Records provided:
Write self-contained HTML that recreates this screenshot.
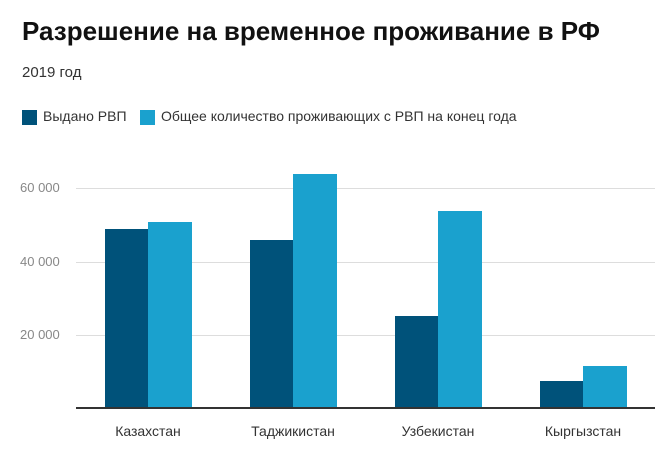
<!DOCTYPE html>
<html><head><meta charset="utf-8"><style>
body{margin:0;width:658px;height:450px;background:#fff;font-family:"Liberation Sans",Arial,sans-serif;overflow:hidden;position:relative}
.t{position:absolute;left:22px;top:16px;font-size:26px;font-weight:bold;color:#111}
.s{position:absolute;left:22px;top:64px;font-size:15px;color:#333}
.lg{position:absolute;top:108px;font-size:14px;color:#333}
.sw{position:absolute;top:110px;width:15px;height:15px}
.yl{position:absolute;left:20px;font-size:13px;color:#888}
.g{position:absolute;left:76px;width:579px;height:1px;background:#ddd}
.b{position:absolute}
.d{background:#00527a}.l{background:#1aa1ce}
.xl{position:absolute;top:423px;font-size:14px;color:#333;width:140px;text-align:center}
</style></head><body>
<div class="t">Разрешение на временное проживание в РФ</div>
<div class="s">2019 год</div>
<div class="sw d" style="left:22px"></div><div class="lg" style="left:43px">Выдано РВП</div>
<div class="sw l" style="left:140px"></div><div class="lg" style="left:161px">Общее количество проживающих с РВП на конец года</div>
<div class="g" style="top:188px"></div><div class="yl" style="top:180px">60 000</div>
<div class="g" style="top:262px"></div><div class="yl" style="top:254px">40 000</div>
<div class="g" style="top:335px"></div><div class="yl" style="top:327px">20 000</div>
<div class="b d" style="left:105px;width:43px;top:229px;height:179px"></div>
<div class="b l" style="left:148px;width:44px;top:222px;height:186px"></div>
<div class="b d" style="left:250px;width:43px;top:240px;height:168px"></div>
<div class="b l" style="left:293px;width:44px;top:174px;height:234px"></div>
<div class="b d" style="left:395px;width:43px;top:316px;height:92px"></div>
<div class="b l" style="left:438px;width:44px;top:211px;height:197px"></div>
<div class="b d" style="left:540px;width:43px;top:381px;height:27px"></div>
<div class="b l" style="left:583px;width:44px;top:366px;height:42px"></div>
<div style="position:absolute;left:76px;top:407px;width:579px;height:2px;background:#333"></div>
<div class="xl" style="left:78px">Казахстан</div>
<div class="xl" style="left:223px">Таджикистан</div>
<div class="xl" style="left:368px">Узбекистан</div>
<div class="xl" style="left:513px">Кыргызстан</div>
</body></html>
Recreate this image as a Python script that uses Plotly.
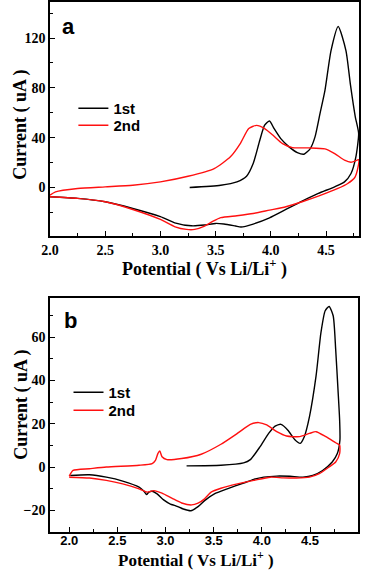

Written task: Return the listing above word for word, with the pictures removed.

Finished exercise:
Write self-contained HTML that recreates this screenshot.
<!DOCTYPE html>
<html><head><meta charset="utf-8"><style>
body{margin:0;width:658px;height:450px;background:#fff;font-family:"Liberation Sans",Arial,sans-serif;overflow:hidden;position:relative}
.t{position:absolute;left:22px;top:16px;font-size:26px;font-weight:bold;color:#111}
.s{position:absolute;left:22px;top:64px;font-size:15px;color:#333}
.lg{position:absolute;top:108px;font-size:14px;color:#333}
.sw{position:absolute;top:110px;width:15px;height:15px}
.yl{position:absolute;left:20px;font-size:13px;color:#888}
.g{position:absolute;left:76px;width:579px;height:1px;background:#ddd}
.b{position:absolute}
.d{background:#00527a}.l{background:#1aa1ce}
.xl{position:absolute;top:423px;font-size:14px;color:#333;width:140px;text-align:center}
</style></head><body>
<div class="t">Разрешение на временное проживание в РФ</div>
<div class="s">2019 год</div>
<div class="sw d" style="left:22px"></div><div class="lg" style="left:43px">Выдано РВП</div>
<div class="sw l" style="left:140px"></div><div class="lg" style="left:161px">Общее количество проживающих с РВП на конец года</div>
<div class="g" style="top:188px"></div><div class="yl" style="top:180px">60 000</div>
<div class="g" style="top:262px"></div><div class="yl" style="top:254px">40 000</div>
<div class="g" style="top:335px"></div><div class="yl" style="top:327px">20 000</div>
<div class="b d" style="left:105px;width:43px;top:229px;height:179px"></div>
<div class="b l" style="left:148px;width:44px;top:222px;height:186px"></div>
<div class="b d" style="left:250px;width:43px;top:240px;height:168px"></div>
<div class="b l" style="left:293px;width:44px;top:174px;height:234px"></div>
<div class="b d" style="left:395px;width:43px;top:316px;height:92px"></div>
<div class="b l" style="left:438px;width:44px;top:211px;height:197px"></div>
<div class="b d" style="left:540px;width:43px;top:381px;height:27px"></div>
<div class="b l" style="left:583px;width:44px;top:366px;height:42px"></div>
<div style="position:absolute;left:76px;top:407px;width:579px;height:2px;background:#333"></div>
<div class="xl" style="left:78px">Казахстан</div>
<div class="xl" style="left:223px">Таджикистан</div>
<div class="xl" style="left:368px">Узбекистан</div>
<div class="xl" style="left:513px">Кыргызстан</div>
</body></html>
Recreate this image as a Python script that uses Plotly.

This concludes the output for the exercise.